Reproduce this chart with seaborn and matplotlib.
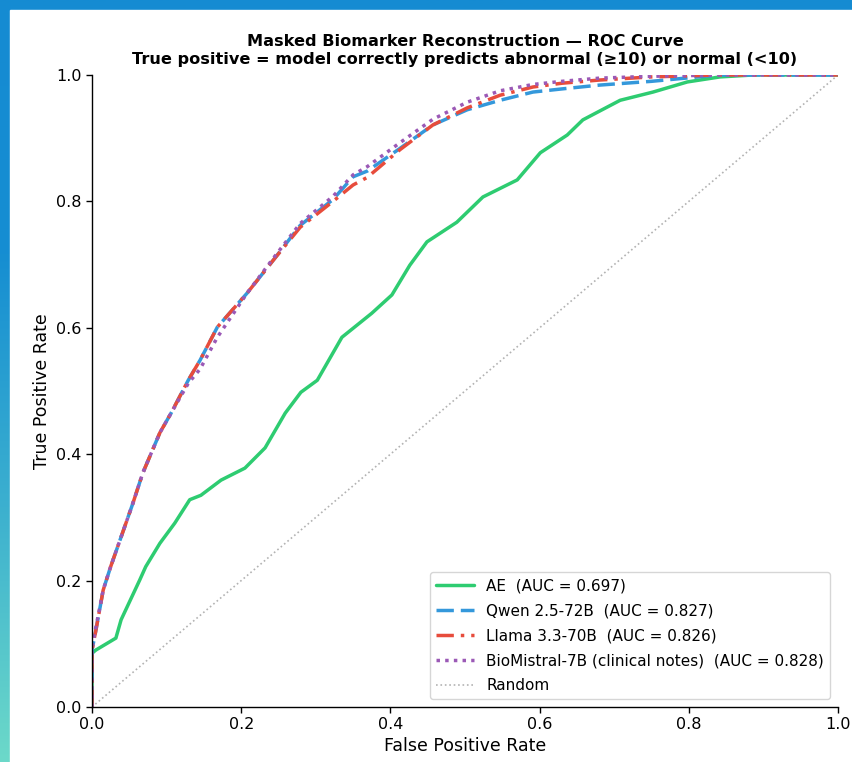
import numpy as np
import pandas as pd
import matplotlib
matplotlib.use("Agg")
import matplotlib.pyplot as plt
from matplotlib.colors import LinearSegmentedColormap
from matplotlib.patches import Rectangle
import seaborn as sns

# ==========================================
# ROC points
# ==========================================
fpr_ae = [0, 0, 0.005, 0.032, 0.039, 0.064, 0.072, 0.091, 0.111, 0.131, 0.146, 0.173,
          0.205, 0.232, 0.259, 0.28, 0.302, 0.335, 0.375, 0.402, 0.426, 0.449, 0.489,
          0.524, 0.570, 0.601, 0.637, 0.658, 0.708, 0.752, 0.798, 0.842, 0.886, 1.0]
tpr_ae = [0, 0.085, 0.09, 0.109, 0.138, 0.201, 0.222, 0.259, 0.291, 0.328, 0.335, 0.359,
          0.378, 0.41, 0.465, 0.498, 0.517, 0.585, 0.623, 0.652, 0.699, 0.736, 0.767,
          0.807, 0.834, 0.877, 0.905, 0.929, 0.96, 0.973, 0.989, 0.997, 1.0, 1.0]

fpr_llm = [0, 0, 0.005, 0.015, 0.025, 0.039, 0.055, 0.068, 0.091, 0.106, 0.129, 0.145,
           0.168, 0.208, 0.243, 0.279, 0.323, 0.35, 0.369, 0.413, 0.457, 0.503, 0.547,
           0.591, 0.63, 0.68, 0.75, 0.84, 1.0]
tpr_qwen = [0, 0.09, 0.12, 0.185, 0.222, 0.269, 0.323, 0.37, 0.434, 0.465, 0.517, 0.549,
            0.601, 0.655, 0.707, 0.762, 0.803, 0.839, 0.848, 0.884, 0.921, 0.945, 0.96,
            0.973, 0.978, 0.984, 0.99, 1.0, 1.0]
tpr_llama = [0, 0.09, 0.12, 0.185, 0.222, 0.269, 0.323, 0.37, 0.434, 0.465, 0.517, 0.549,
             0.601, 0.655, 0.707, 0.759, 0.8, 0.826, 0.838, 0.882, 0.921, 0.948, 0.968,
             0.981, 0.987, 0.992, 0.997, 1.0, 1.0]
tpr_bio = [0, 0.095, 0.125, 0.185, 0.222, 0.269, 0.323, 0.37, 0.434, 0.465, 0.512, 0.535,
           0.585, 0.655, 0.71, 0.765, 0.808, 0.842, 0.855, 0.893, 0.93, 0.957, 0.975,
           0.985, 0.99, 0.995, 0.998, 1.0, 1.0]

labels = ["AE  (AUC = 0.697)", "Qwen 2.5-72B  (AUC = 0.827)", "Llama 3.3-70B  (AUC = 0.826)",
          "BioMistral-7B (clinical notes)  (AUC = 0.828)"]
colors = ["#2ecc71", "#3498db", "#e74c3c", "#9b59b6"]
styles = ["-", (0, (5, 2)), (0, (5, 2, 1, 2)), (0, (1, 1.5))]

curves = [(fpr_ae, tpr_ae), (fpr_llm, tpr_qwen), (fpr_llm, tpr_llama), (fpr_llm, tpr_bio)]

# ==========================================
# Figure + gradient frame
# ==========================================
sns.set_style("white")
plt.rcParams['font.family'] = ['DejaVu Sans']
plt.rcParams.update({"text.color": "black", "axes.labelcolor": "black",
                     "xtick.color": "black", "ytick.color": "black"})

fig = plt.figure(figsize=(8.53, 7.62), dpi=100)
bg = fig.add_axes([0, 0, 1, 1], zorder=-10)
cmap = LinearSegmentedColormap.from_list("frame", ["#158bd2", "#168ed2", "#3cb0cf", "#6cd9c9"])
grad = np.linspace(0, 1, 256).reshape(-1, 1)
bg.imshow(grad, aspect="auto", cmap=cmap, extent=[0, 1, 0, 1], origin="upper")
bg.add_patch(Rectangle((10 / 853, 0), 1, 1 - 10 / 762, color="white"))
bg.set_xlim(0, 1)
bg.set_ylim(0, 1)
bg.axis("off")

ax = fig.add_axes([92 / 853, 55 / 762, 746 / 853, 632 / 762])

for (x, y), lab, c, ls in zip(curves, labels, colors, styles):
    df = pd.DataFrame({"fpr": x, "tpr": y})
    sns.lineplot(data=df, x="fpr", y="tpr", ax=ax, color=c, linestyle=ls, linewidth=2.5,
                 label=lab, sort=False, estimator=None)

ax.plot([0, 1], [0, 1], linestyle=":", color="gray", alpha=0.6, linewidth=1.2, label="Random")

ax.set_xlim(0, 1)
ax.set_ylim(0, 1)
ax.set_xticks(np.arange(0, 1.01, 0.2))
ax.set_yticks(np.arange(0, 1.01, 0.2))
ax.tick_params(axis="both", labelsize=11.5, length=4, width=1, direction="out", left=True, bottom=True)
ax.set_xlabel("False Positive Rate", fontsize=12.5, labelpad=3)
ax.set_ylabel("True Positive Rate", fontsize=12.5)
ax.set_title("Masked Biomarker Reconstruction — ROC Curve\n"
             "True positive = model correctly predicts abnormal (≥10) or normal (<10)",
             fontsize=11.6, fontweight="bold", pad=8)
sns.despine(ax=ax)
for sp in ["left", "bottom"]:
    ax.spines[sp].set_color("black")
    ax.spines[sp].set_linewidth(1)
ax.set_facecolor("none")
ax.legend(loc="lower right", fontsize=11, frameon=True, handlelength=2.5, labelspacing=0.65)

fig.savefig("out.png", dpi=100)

__________________________________________________

# Work to be completed
Pictures are to be left out; repeat all the remaining data exactly.

# Solved exercise
Reproduce this chart with seaborn and matplotlib.
import numpy as np
import pandas as pd
import matplotlib
matplotlib.use("Agg")
import matplotlib.pyplot as plt
from matplotlib.colors import LinearSegmentedColormap
from matplotlib.patches import Rectangle
import seaborn as sns

# ==========================================
# ROC points
# ==========================================
fpr_ae = [0, 0, 0.005, 0.032, 0.039, 0.064, 0.072, 0.091, 0.111, 0.131, 0.146, 0.173,
          0.205, 0.232, 0.259, 0.28, 0.302, 0.335, 0.375, 0.402, 0.426, 0.449, 0.489,
          0.524, 0.570, 0.601, 0.637, 0.658, 0.708, 0.752, 0.798, 0.842, 0.886, 1.0]
tpr_ae = [0, 0.085, 0.09, 0.109, 0.138, 0.201, 0.222, 0.259, 0.291, 0.328, 0.335, 0.359,
          0.378, 0.41, 0.465, 0.498, 0.517, 0.585, 0.623, 0.652, 0.699, 0.736, 0.767,
          0.807, 0.834, 0.877, 0.905, 0.929, 0.96, 0.973, 0.989, 0.997, 1.0, 1.0]

fpr_llm = [0, 0, 0.005, 0.015, 0.025, 0.039, 0.055, 0.068, 0.091, 0.106, 0.129, 0.145,
           0.168, 0.208, 0.243, 0.279, 0.323, 0.35, 0.369, 0.413, 0.457, 0.503, 0.547,
           0.591, 0.63, 0.68, 0.75, 0.84, 1.0]
tpr_qwen = [0, 0.09, 0.12, 0.185, 0.222, 0.269, 0.323, 0.37, 0.434, 0.465, 0.517, 0.549,
            0.601, 0.655, 0.707, 0.762, 0.803, 0.839, 0.848, 0.884, 0.921, 0.945, 0.96,
            0.973, 0.978, 0.984, 0.99, 1.0, 1.0]
tpr_llama = [0, 0.09, 0.12, 0.185, 0.222, 0.269, 0.323, 0.37, 0.434, 0.465, 0.517, 0.549,
             0.601, 0.655, 0.707, 0.759, 0.8, 0.826, 0.838, 0.882, 0.921, 0.948, 0.968,
             0.981, 0.987, 0.992, 0.997, 1.0, 1.0]
tpr_bio = [0, 0.095, 0.125, 0.185, 0.222, 0.269, 0.323, 0.37, 0.434, 0.465, 0.512, 0.535,
           0.585, 0.655, 0.71, 0.765, 0.808, 0.842, 0.855, 0.893, 0.93, 0.957, 0.975,
           0.985, 0.99, 0.995, 0.998, 1.0, 1.0]

labels = ["AE  (AUC = 0.697)", "Qwen 2.5-72B  (AUC = 0.827)", "Llama 3.3-70B  (AUC = 0.826)",
          "BioMistral-7B (clinical notes)  (AUC = 0.828)"]
colors = ["#2ecc71", "#3498db", "#e74c3c", "#9b59b6"]
styles = ["-", (0, (5, 2)), (0, (5, 2, 1, 2)), (0, (1, 1.5))]

curves = [(fpr_ae, tpr_ae), (fpr_llm, tpr_qwen), (fpr_llm, tpr_llama), (fpr_llm, tpr_bio)]

# ==========================================
# Figure + gradient frame
# ==========================================
sns.set_style("white")
plt.rcParams['font.family'] = ['DejaVu Sans']
plt.rcParams.update({"text.color": "black", "axes.labelcolor": "black",
                     "xtick.color": "black", "ytick.color": "black"})

fig = plt.figure(figsize=(8.53, 7.62), dpi=100)
bg = fig.add_axes([0, 0, 1, 1], zorder=-10)
cmap = LinearSegmentedColormap.from_list("frame", ["#158bd2", "#168ed2", "#3cb0cf", "#6cd9c9"])
grad = np.linspace(0, 1, 256).reshape(-1, 1)
bg.imshow(grad, aspect="auto", cmap=cmap, extent=[0, 1, 0, 1], origin="upper")
bg.add_patch(Rectangle((10 / 853, 0), 1, 1 - 10 / 762, color="white"))
bg.set_xlim(0, 1)
bg.set_ylim(0, 1)
bg.axis("off")

ax = fig.add_axes([92 / 853, 55 / 762, 746 / 853, 632 / 762])

for (x, y), lab, c, ls in zip(curves, labels, colors, styles):
    df = pd.DataFrame({"fpr": x, "tpr": y})
    sns.lineplot(data=df, x="fpr", y="tpr", ax=ax, color=c, linestyle=ls, linewidth=2.5,
                 label=lab, sort=False, estimator=None)

ax.plot([0, 1], [0, 1], linestyle=":", color="gray", alpha=0.6, linewidth=1.2, label="Random")

ax.set_xlim(0, 1)
ax.set_ylim(0, 1)
ax.set_xticks(np.arange(0, 1.01, 0.2))
ax.set_yticks(np.arange(0, 1.01, 0.2))
ax.tick_params(axis="both", labelsize=11.5, length=4, width=1, direction="out", left=True, bottom=True)
ax.set_xlabel("False Positive Rate", fontsize=12.5, labelpad=3)
ax.set_ylabel("True Positive Rate", fontsize=12.5)
ax.set_title("Masked Biomarker Reconstruction — ROC Curve\n"
             "True positive = model correctly predicts abnormal (≥10) or normal (<10)",
             fontsize=11.6, fontweight="bold", pad=8)
sns.despine(ax=ax)
for sp in ["left", "bottom"]:
    ax.spines[sp].set_color("black")
    ax.spines[sp].set_linewidth(1)
ax.set_facecolor("none")
ax.legend(loc="lower right", fontsize=11, frameon=True, handlelength=2.5, labelspacing=0.65)

fig.savefig("out.png", dpi=100)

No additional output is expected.